I really hate the time change. (I'd like to propose we just split the difference and go forward 30 minutes and leave it there.) When you're a scheduled mom like me, it throws you off quite a bit. I decided I'd just go ahead and complain on the blog because all kinds of weird things have happened in the last few days and I've decided to blame it all on the time change. It hit me especially hard this spring since Jimmy had to work and I got everyone ready for church by myself and managed to arrive at church seven minutes early (quite a victory) only to discover I was really 53 minutes LATE. It really threw me off for the entire day.

I really didn't know what time it was for the rest of the day. I'm usually the time change nazi and am the one running around the night before saying "Go to bed, it's really an hour later!" and have gone so far as to move my schedule ahead (or behind) 30 minutes the week before so the adjustment is not as hard.

Weird things have been happening. Sunday was a huge blur and ended with me serving a dinner that will definitely win me Mom of the Year: drumroll please... Hot Dogs and Waffles! Yes, I didn't even attempt anything healthy. Oh, well, I did throw some leftover peas on Penelope's tray. I didn't plan this...I didn't plan anything which is why we ended up eating junk. I think it will be my new time change menu from here on out.

Jimmy had been working all day Sunday, trying to clean a floor of the office building he cleans that was coated multiple times with old floor wax. What was going to be a few hours of work for him ended up in him bending over the floor peeling wax off (kind of like when you start peeling old paint and can't stop because it's addicting and once you start you can't stop) for eight hours.

Then, on Monday, Jimmy was out meeting someone about the floor and I'm trying to fix a real dinner (after the time change meal I had to redeem myself) and eat quick before leaving for worship team rehearsal. I turn on the oven and place the casserole dish inside only to a few minutes later have my house fill with smoke and the smell of wax because someone oh so lovingly placed a crayon in my oven!
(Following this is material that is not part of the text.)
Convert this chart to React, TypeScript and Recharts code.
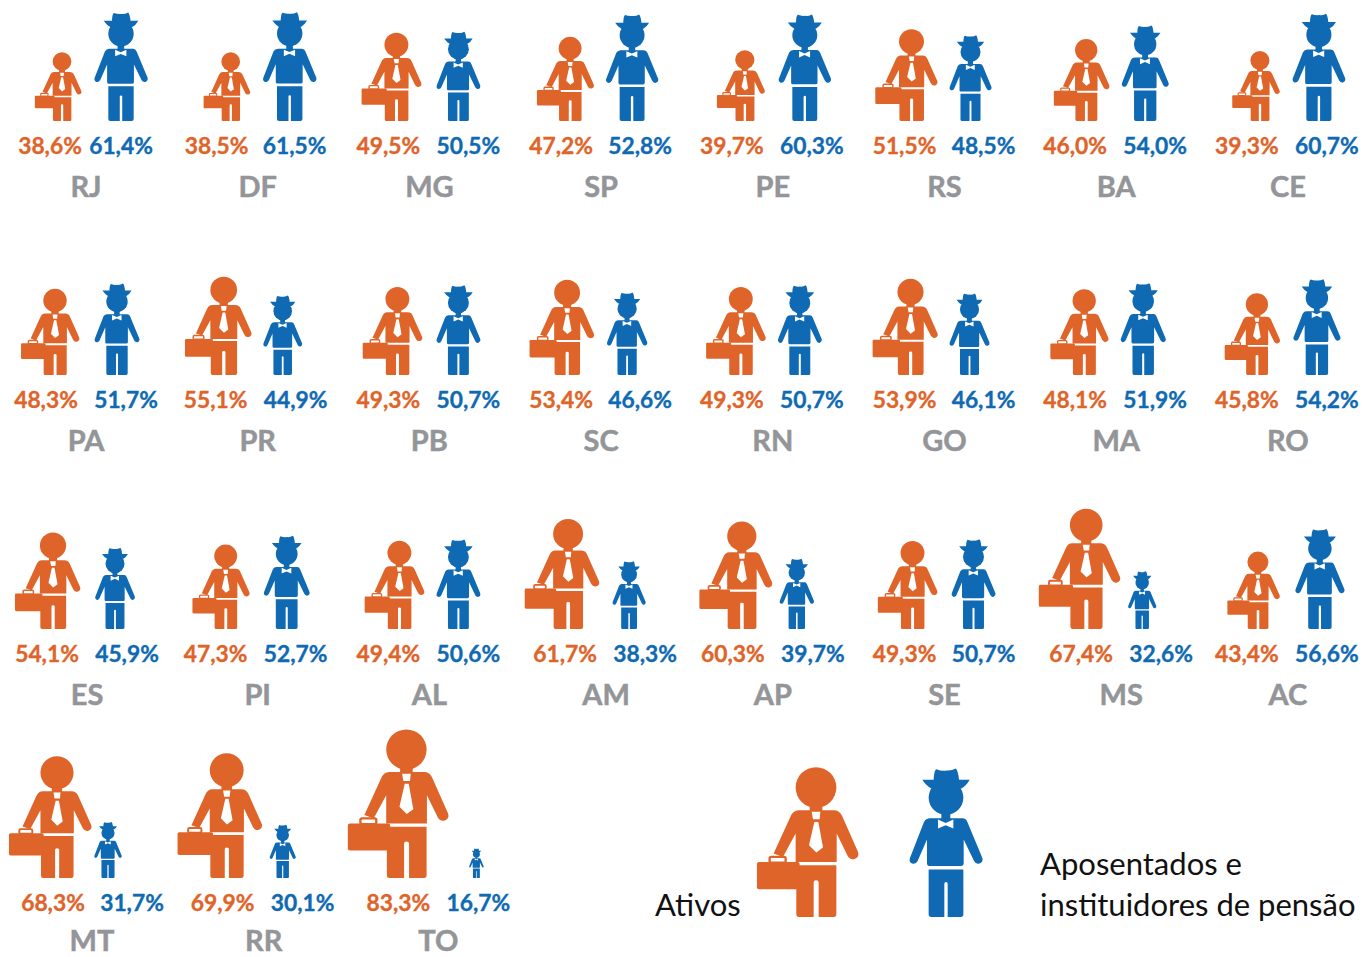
import React from "react";
import { ScatterChart, Scatter, XAxis, YAxis, ZAxis } from "recharts";

const states = ["RJ","DF","MG","SP","PE","RS","BA","CE","PA","PR","PB","SC","RN","GO","MA","RO","ES","PI","AL","AM","AP","SE","MS","AC","MT","RR","TO"];
const ativos = [38.6,38.5,49.5,47.2,39.7,51.5,46.0,39.3,48.3,55.1,49.3,53.4,49.3,53.9,48.1,45.8,54.1,47.3,49.4,61.7,60.3,49.3,67.4,43.4,68.3,69.9,83.3];
const aposentados = [61.4,61.5,50.5,52.8,60.3,48.5,54.0,60.7,51.7,44.9,50.7,46.6,50.7,46.1,51.9,54.2,45.9,52.7,50.6,38.3,39.7,50.7,32.6,56.6,31.7,30.1,16.7];
// The original draws the SP figure at about this size, larger than its printed 52,8%.
const drawnRetiredOverride: Record<string, number> = { SP: 60.2 };

// Layout only: grid and hand-placement nudges of the original infographic.
const COLUMN_ZERO = 86, COLUMN_PITCH = 171.7, PER_ROW = 8;
const rowBaselines = [121, 375, 629, 878];
const nameGaps = [76, 76, 76, 73];
const activeDx = [-24,-27,-33,-31,-28,-33,-30,-28,-31,-34,-32,-34,-32,-34,-32,-31,-33,-32,-30,-33,-31,-32,-30,-30,-29,-31,-23];
const retiredDx = [35,32,29,31,32,26,29,31,31,25,29,26,27,25,27,29,29,29,29,28,24,29,26,32,22,25,47];
const activeLabelDx = [-36,-41,-41,-40,-41,-40,-41,-41,-40,-42,-41,-40,-41,-40,-41,-41,-39,-42,-41,-36,-40,-40,-35,-41,-33,-35,-31];
const retiredLabelDx = [35,37,39,39,39,39,39,39,40,38,39,39,39,39,39,39,41,38,39,44,40,39,45,39,46,45,49];
const nameDx: Record<string, number> = { ES: 1, AM: 5, MS: 5, MT: 6, RR: 6, TO: 9 };

const ORANGE = "#DF6429";
const BLUE = "#0F6AB3";
const GRAY = "#939598";
const FONT = "Lato, sans-serif";

const center = (i: number) => COLUMN_ZERO + COLUMN_PITCH * (i % PER_ROW);
const rowOf = (i: number) => Math.floor(i / PER_ROW);
const base = (i: number) => rowBaselines[rowOf(i)];
const fmt = (v: number) => v.toFixed(1).replace(".", ",") + "%";

const activeFigures = ativos.map((v, i) => ({ x: center(i) + activeDx[i], y: base(i), v }));
const retiredFigures = aposentados.map((v, i) => ({ x: center(i) + retiredDx[i], y: base(i), v: drawnRetiredOverride[states[i]] ?? v }));
const activeLabels = ativos.map((v, i) => ({ x: center(i) + activeLabelDx[i], y: base(i) + 33, v, t: fmt(v) }));
const retiredLabels = aposentados.map((v, i) => ({ x: center(i) + retiredLabelDx[i], y: base(i) + 33, v, t: fmt(v) }));
const nameLabels = states.map((s, i) => ({ x: center(i) + (nameDx[s] ?? 0), y: base(i) + nameGaps[rowOf(i)], v: 0, t: s }));

const legendActive = [{ x: 816, y: 917, v: 84 }];
const legendRetired = [{ x: 946, y: 917, v: 84 }];
const legendTexts = [
  { x: 655, y: 916, v: 0, t: "Ativos" },
  { x: 1040, y: 875, v: 0, t: "Aposentados e" },
  { x: 1040, y: 916, v: 0, t: "instituidores de pensão" },
];

// Glyphs are drawn on a 448-unit-high canvas, origin at the feet centre.
const Active = (p: any) => {
  const k = p.size / 448;
  return (
    <g transform={`translate(${p.cx},${p.cy}) scale(${k})`}>
      <circle cx={0} cy={-388} r={61} fill={ORANGE} />
      <rect x={-19} y={-335} width={38} height={25} fill={ORANGE} />
      <path fill={ORANGE} d="M-52 -320 L53 -320 Q71 -320 78 -303 L126 -195 Q131 -180 116 -174 Q103 -170 95 -183 L62 -250 L62 -165 L-61 -165 L-61 -250 L-99 -180 L-127 -190 L-77 -300 Q-69 -320 -52 -320 Z" />
      <path fill="#fff" d="M-13 -315 L13 -315 L11 -293 L-9 -293 Z" />
      <path fill="#fff" d="M-5 -285 L7 -285 L21 -208 L1 -193 L-21 -215 Z" />
      <path fill={ORANGE} d="M-59 -155 L61 -155 L61 -8 Q61 0 53 0 L15 0 L8 0 L8 -104 Q8 -110 0 -110 Q-7 -110 -7 -104 L-7 0 L-51 0 Q-59 0 -59 -8 Z" />
      <rect x={-177} y={-165} width={128} height={82} rx={6} fill={ORANGE} />
      <rect x={-139} y={-180} width={48} height={17} rx={5} fill="#fff" stroke={ORANGE} strokeWidth={7} />
    </g>
  );
};

const Retired = (p: any) => {
  const k = p.size / 448;
  return (
    <g transform={`translate(${p.cx},${p.cy}) scale(${k})`}>
      <path fill={BLUE} d="M-29 -443 Q-14 -437 1 -439 Q16 -437 29 -445 Q36 -440 39 -411 L71 -411 Q61 -393 46 -385 L-44 -385 Q-59 -393 -71 -411 L-37 -411 Q-36 -440 -29 -443 Z" />
      <circle cx={0} cy={-358} r={52} fill={BLUE} />
      <rect x={-14} y={-315} width={27} height={22} fill={BLUE} />
      <path fill={BLUE} d="M-48 -296 L50 -296 Q60 -296 64 -285 L109 -177 Q112 -165 100 -160 Q90 -157 84 -168 L53 -232 L53 -160 Q53 -153 46 -153 L-51 -153 Q-57 -153 -57 -160 L-57 -232 L-85 -168 Q-91 -157 -101 -160 Q-112 -165 -108 -177 L-66 -285 Q-60 -296 -48 -296 Z" />
      <path fill="#fff" d="M-24 -292 L-1 -282 L22 -292 L22 -265 L-1 -275 L-24 -265 Z" />
      <path fill={BLUE} d="M-52 -142 L52 -142 L52 -8 Q52 0 44 0 L5 0 L5 -100 Q5 -105 0 -105 Q-5 -105 -5 -100 L-5 0 L-44 0 Q-52 0 -52 -8 Z" />
    </g>
  );
};

const textShape = (fill: string, fontSize: number, weight: number, anchor: string, bolden = 0) => (p: any) => (
  <text x={p.cx} y={p.cy} fill={fill} stroke={bolden ? fill : "none"} strokeWidth={bolden} fontSize={fontSize} fontWeight={weight} fontFamily={FONT} textAnchor={anchor}>
    {p.payload.t}
  </text>
);

export default function App() {
  return (
    <div style={{ position: "absolute", left: 0, top: 0, width: 1363, height: 957 }}>
      <ScatterChart width={1363} height={957} margin={{ top: 0, right: 0, bottom: 0, left: 0 }}>
        <XAxis type="number" dataKey="x" domain={[0, 1363]} hide />
        <YAxis type="number" dataKey="y" domain={[0, 957]} reversed hide />
        <ZAxis type="number" dataKey="v" domain={[0, 100]} range={[0, 178]} />
        <Scatter name="Ativos" data={activeFigures} shape={Active} isAnimationActive={false} />
        <Scatter name="Aposentados" data={retiredFigures} shape={Retired} isAnimationActive={false} />
        <Scatter data={activeLabels} shape={textShape(ORANGE, 22.8, 700, "middle", 0.35)} isAnimationActive={false} />
        <Scatter data={retiredLabels} shape={textShape(BLUE, 22.8, 700, "middle", 0.35)} isAnimationActive={false} />
        <Scatter data={nameLabels} shape={textShape(GRAY, 29, 700, "middle", 0.5)} isAnimationActive={false} />
        <Scatter data={legendActive} shape={Active} isAnimationActive={false} />
        <Scatter data={legendRetired} shape={Retired} isAnimationActive={false} />
        <Scatter data={legendTexts} shape={textShape("#111111", 31, 400, "start")} isAnimationActive={false} />
      </ScatterChart>
    </div>
  );
}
What is it with my children and the proper usage of writing utensils!? Did I or did I not graduate from art school?

After my worship team rehearsal we called in friends to baby sit and I peeled wax and helped Jimmy clean for over three hours. Talk about deviating from my normal schedule. And on time change week! I must be insane. I WILL relinquish control and "be flexible" and "go with the flow" as I preach to my kids all the time.

Today I walked around with a blob of poop on my shirt for like an hour, wondering why I kept smelling it. Later, at 5:15 I looked at my watch and it said 3:15. I have NO idea how this happened. I had already fixed my watch. It's just trying to mess me up even more! Then, tonight I'm home alone with sleeping children and all is quiet and I hear something on my back deck. I try to ignore it and not get freaked out but I decide to scope it out only to see a big possum messing around with a plastic bucket. STAY AWAY you big rat! Or I'll serve you hot dogs and waffles, fling poop on you, take you to church really late and then force you to inhale burnt crayon smoke! We'll see if you ever come back to my house!

1 comment:

Darcy said...

LOL!!!! I love your blogs Julie! Really...perspective for the rest of us is so nice.